#### Given data:
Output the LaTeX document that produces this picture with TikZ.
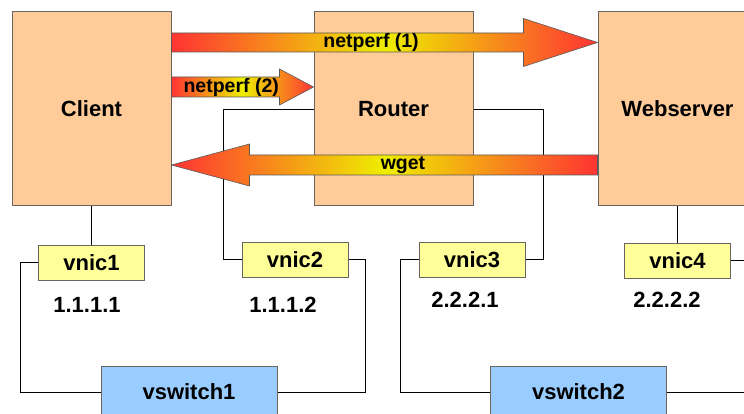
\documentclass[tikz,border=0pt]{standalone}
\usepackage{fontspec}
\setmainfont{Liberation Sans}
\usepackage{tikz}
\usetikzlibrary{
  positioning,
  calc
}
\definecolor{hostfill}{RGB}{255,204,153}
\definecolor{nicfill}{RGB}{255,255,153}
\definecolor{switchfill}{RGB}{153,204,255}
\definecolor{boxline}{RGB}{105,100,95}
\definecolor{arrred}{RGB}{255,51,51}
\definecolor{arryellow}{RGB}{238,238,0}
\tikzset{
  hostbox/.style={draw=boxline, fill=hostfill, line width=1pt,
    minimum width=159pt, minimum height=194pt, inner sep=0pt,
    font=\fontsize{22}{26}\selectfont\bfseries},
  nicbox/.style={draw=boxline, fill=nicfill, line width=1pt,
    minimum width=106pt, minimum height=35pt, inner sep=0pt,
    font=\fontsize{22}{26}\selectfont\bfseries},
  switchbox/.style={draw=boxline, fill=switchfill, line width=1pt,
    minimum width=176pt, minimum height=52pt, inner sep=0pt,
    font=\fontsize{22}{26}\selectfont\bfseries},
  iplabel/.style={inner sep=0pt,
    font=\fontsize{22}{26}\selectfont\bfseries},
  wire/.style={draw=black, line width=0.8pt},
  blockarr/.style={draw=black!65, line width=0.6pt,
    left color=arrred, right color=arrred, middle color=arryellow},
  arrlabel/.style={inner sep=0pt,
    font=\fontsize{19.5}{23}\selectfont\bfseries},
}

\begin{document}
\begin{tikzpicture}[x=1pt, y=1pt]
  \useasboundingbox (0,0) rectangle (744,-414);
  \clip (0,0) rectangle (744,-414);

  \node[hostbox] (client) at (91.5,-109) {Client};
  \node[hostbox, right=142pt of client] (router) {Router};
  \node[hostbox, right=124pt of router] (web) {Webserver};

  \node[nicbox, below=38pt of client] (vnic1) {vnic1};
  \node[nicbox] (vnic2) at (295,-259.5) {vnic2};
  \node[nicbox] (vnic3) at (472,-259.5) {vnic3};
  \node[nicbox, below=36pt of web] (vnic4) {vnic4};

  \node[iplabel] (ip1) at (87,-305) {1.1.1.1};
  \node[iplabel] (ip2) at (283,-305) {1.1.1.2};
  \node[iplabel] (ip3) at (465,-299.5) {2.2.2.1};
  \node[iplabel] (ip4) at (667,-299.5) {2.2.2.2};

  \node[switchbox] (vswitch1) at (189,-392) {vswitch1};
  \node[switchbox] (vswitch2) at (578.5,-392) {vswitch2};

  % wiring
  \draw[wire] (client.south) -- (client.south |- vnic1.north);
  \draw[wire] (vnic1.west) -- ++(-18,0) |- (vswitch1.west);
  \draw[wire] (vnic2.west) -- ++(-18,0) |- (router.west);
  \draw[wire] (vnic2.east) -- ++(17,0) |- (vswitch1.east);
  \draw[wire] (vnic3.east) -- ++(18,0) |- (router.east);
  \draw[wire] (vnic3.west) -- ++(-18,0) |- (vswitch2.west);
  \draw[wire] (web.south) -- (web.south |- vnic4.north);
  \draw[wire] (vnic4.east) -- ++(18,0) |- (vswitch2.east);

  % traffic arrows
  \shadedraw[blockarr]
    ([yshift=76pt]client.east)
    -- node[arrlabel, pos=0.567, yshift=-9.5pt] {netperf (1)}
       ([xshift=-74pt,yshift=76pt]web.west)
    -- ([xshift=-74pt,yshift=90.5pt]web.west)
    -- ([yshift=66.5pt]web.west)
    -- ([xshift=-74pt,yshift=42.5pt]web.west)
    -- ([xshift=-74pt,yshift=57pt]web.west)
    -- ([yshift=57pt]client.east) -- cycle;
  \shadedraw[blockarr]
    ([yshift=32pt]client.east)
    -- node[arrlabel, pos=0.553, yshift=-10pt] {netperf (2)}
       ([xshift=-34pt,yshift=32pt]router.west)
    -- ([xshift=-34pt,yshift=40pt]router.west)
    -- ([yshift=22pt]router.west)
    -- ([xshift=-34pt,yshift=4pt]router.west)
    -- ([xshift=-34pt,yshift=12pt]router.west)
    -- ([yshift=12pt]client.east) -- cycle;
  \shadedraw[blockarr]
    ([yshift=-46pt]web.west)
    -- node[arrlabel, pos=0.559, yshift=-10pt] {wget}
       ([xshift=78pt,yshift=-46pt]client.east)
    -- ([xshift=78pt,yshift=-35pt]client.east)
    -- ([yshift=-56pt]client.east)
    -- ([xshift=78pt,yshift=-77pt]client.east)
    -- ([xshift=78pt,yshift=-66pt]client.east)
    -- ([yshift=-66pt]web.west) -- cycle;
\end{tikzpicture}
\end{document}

#### Task statement:
Leave out the pictures and output the rest of the material exactly as written.

#### Solved problem:
Output the LaTeX document that produces this picture with TikZ.
\documentclass[tikz,border=0pt]{standalone}
\usepackage{fontspec}
\setmainfont{Liberation Sans}
\usepackage{tikz}
\usetikzlibrary{
  positioning,
  calc
}
\definecolor{hostfill}{RGB}{255,204,153}
\definecolor{nicfill}{RGB}{255,255,153}
\definecolor{switchfill}{RGB}{153,204,255}
\definecolor{boxline}{RGB}{105,100,95}
\definecolor{arrred}{RGB}{255,51,51}
\definecolor{arryellow}{RGB}{238,238,0}
\tikzset{
  hostbox/.style={draw=boxline, fill=hostfill, line width=1pt,
    minimum width=159pt, minimum height=194pt, inner sep=0pt,
    font=\fontsize{22}{26}\selectfont\bfseries},
  nicbox/.style={draw=boxline, fill=nicfill, line width=1pt,
    minimum width=106pt, minimum height=35pt, inner sep=0pt,
    font=\fontsize{22}{26}\selectfont\bfseries},
  switchbox/.style={draw=boxline, fill=switchfill, line width=1pt,
    minimum width=176pt, minimum height=52pt, inner sep=0pt,
    font=\fontsize{22}{26}\selectfont\bfseries},
  iplabel/.style={inner sep=0pt,
    font=\fontsize{22}{26}\selectfont\bfseries},
  wire/.style={draw=black, line width=0.8pt},
  blockarr/.style={draw=black!65, line width=0.6pt,
    left color=arrred, right color=arrred, middle color=arryellow},
  arrlabel/.style={inner sep=0pt,
    font=\fontsize{19.5}{23}\selectfont\bfseries},
}

\begin{document}
\begin{tikzpicture}[x=1pt, y=1pt]
  \useasboundingbox (0,0) rectangle (744,-414);
  \clip (0,0) rectangle (744,-414);

  \node[hostbox] (client) at (91.5,-109) {Client};
  \node[hostbox, right=142pt of client] (router) {Router};
  \node[hostbox, right=124pt of router] (web) {Webserver};

  \node[nicbox, below=38pt of client] (vnic1) {vnic1};
  \node[nicbox] (vnic2) at (295,-259.5) {vnic2};
  \node[nicbox] (vnic3) at (472,-259.5) {vnic3};
  \node[nicbox, below=36pt of web] (vnic4) {vnic4};

  \node[iplabel] (ip1) at (87,-305) {1.1.1.1};
  \node[iplabel] (ip2) at (283,-305) {1.1.1.2};
  \node[iplabel] (ip3) at (465,-299.5) {2.2.2.1};
  \node[iplabel] (ip4) at (667,-299.5) {2.2.2.2};

  \node[switchbox] (vswitch1) at (189,-392) {vswitch1};
  \node[switchbox] (vswitch2) at (578.5,-392) {vswitch2};

  % wiring
  \draw[wire] (client.south) -- (client.south |- vnic1.north);
  \draw[wire] (vnic1.west) -- ++(-18,0) |- (vswitch1.west);
  \draw[wire] (vnic2.west) -- ++(-18,0) |- (router.west);
  \draw[wire] (vnic2.east) -- ++(17,0) |- (vswitch1.east);
  \draw[wire] (vnic3.east) -- ++(18,0) |- (router.east);
  \draw[wire] (vnic3.west) -- ++(-18,0) |- (vswitch2.west);
  \draw[wire] (web.south) -- (web.south |- vnic4.north);
  \draw[wire] (vnic4.east) -- ++(18,0) |- (vswitch2.east);

  % traffic arrows
  \shadedraw[blockarr]
    ([yshift=76pt]client.east)
    -- node[arrlabel, pos=0.567, yshift=-9.5pt] {netperf (1)}
       ([xshift=-74pt,yshift=76pt]web.west)
    -- ([xshift=-74pt,yshift=90.5pt]web.west)
    -- ([yshift=66.5pt]web.west)
    -- ([xshift=-74pt,yshift=42.5pt]web.west)
    -- ([xshift=-74pt,yshift=57pt]web.west)
    -- ([yshift=57pt]client.east) -- cycle;
  \shadedraw[blockarr]
    ([yshift=32pt]client.east)
    -- node[arrlabel, pos=0.553, yshift=-10pt] {netperf (2)}
       ([xshift=-34pt,yshift=32pt]router.west)
    -- ([xshift=-34pt,yshift=40pt]router.west)
    -- ([yshift=22pt]router.west)
    -- ([xshift=-34pt,yshift=4pt]router.west)
    -- ([xshift=-34pt,yshift=12pt]router.west)
    -- ([yshift=12pt]client.east) -- cycle;
  \shadedraw[blockarr]
    ([yshift=-46pt]web.west)
    -- node[arrlabel, pos=0.559, yshift=-10pt] {wget}
       ([xshift=78pt,yshift=-46pt]client.east)
    -- ([xshift=78pt,yshift=-35pt]client.east)
    -- ([yshift=-56pt]client.east)
    -- ([xshift=78pt,yshift=-77pt]client.east)
    -- ([xshift=78pt,yshift=-66pt]client.east)
    -- ([yshift=-66pt]web.west) -- cycle;
\end{tikzpicture}
\end{document}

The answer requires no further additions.